▶ _TASK REQUIREMENTS_
Repeat the data below exactly, dropping any pictures it holds.

* Begin THE RECORDS *

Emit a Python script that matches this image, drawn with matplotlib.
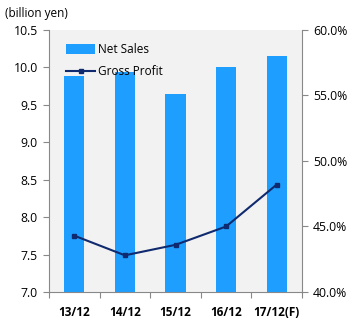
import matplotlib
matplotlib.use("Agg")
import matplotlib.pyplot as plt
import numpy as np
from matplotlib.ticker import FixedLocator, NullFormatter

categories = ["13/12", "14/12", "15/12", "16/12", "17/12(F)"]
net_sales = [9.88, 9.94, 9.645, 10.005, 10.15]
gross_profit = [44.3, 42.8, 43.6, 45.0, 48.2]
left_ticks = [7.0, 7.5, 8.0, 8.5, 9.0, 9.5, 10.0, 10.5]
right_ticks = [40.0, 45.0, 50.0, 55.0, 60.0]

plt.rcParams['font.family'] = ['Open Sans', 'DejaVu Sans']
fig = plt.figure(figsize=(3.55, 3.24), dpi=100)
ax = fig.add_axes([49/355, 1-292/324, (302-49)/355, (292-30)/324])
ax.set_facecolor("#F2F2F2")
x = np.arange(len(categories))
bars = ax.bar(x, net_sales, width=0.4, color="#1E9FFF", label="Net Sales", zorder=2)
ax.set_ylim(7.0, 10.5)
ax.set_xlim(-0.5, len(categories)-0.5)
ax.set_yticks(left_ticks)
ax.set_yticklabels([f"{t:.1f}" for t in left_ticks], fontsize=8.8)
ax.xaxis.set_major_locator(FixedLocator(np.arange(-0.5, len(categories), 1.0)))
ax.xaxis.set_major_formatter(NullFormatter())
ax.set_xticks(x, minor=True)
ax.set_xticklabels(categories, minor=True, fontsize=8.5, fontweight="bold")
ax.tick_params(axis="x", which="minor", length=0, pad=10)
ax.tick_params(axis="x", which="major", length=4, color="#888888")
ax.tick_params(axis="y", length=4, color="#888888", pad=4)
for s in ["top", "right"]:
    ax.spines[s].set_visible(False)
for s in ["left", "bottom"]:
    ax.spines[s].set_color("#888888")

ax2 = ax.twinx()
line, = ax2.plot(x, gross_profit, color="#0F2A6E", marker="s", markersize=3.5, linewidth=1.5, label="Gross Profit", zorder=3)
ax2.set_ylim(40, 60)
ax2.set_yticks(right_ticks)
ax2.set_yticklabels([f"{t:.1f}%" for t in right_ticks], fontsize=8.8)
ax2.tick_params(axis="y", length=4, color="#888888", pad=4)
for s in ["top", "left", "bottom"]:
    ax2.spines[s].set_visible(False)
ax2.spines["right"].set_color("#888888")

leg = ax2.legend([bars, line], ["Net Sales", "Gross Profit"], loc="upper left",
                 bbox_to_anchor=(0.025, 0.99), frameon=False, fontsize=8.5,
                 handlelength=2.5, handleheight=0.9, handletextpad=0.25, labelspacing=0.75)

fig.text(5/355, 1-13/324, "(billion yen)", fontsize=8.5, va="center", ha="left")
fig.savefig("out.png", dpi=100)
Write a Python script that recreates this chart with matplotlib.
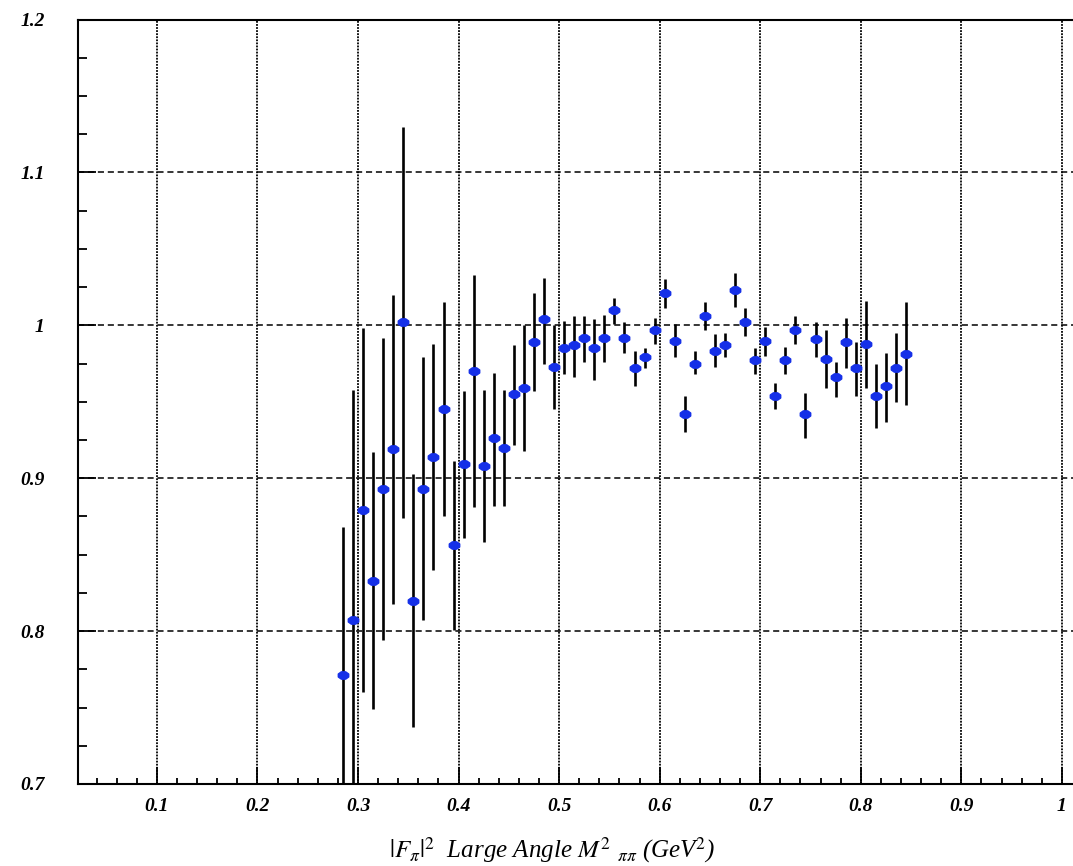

* End THE RECORDS *

▶ _RESULT BELOW_
Emit a Python script that matches this image, drawn with matplotlib.
import matplotlib
matplotlib.use("Agg")
import matplotlib.pyplot as plt
import numpy as np
from matplotlib.ticker import FixedLocator, NullFormatter

categories = ["13/12", "14/12", "15/12", "16/12", "17/12(F)"]
net_sales = [9.88, 9.94, 9.645, 10.005, 10.15]
gross_profit = [44.3, 42.8, 43.6, 45.0, 48.2]
left_ticks = [7.0, 7.5, 8.0, 8.5, 9.0, 9.5, 10.0, 10.5]
right_ticks = [40.0, 45.0, 50.0, 55.0, 60.0]

plt.rcParams['font.family'] = ['Open Sans', 'DejaVu Sans']
fig = plt.figure(figsize=(3.55, 3.24), dpi=100)
ax = fig.add_axes([49/355, 1-292/324, (302-49)/355, (292-30)/324])
ax.set_facecolor("#F2F2F2")
x = np.arange(len(categories))
bars = ax.bar(x, net_sales, width=0.4, color="#1E9FFF", label="Net Sales", zorder=2)
ax.set_ylim(7.0, 10.5)
ax.set_xlim(-0.5, len(categories)-0.5)
ax.set_yticks(left_ticks)
ax.set_yticklabels([f"{t:.1f}" for t in left_ticks], fontsize=8.8)
ax.xaxis.set_major_locator(FixedLocator(np.arange(-0.5, len(categories), 1.0)))
ax.xaxis.set_major_formatter(NullFormatter())
ax.set_xticks(x, minor=True)
ax.set_xticklabels(categories, minor=True, fontsize=8.5, fontweight="bold")
ax.tick_params(axis="x", which="minor", length=0, pad=10)
ax.tick_params(axis="x", which="major", length=4, color="#888888")
ax.tick_params(axis="y", length=4, color="#888888", pad=4)
for s in ["top", "right"]:
    ax.spines[s].set_visible(False)
for s in ["left", "bottom"]:
    ax.spines[s].set_color("#888888")

ax2 = ax.twinx()
line, = ax2.plot(x, gross_profit, color="#0F2A6E", marker="s", markersize=3.5, linewidth=1.5, label="Gross Profit", zorder=3)
ax2.set_ylim(40, 60)
ax2.set_yticks(right_ticks)
ax2.set_yticklabels([f"{t:.1f}%" for t in right_ticks], fontsize=8.8)
ax2.tick_params(axis="y", length=4, color="#888888", pad=4)
for s in ["top", "left", "bottom"]:
    ax2.spines[s].set_visible(False)
ax2.spines["right"].set_color("#888888")

leg = ax2.legend([bars, line], ["Net Sales", "Gross Profit"], loc="upper left",
                 bbox_to_anchor=(0.025, 0.99), frameon=False, fontsize=8.5,
                 handlelength=2.5, handleheight=0.9, handletextpad=0.25, labelspacing=0.75)

fig.text(5/355, 1-13/324, "(billion yen)", fontsize=8.5, va="center", ha="left")
fig.savefig("out.png", dpi=100)
Write a Python script that recreates this chart with matplotlib.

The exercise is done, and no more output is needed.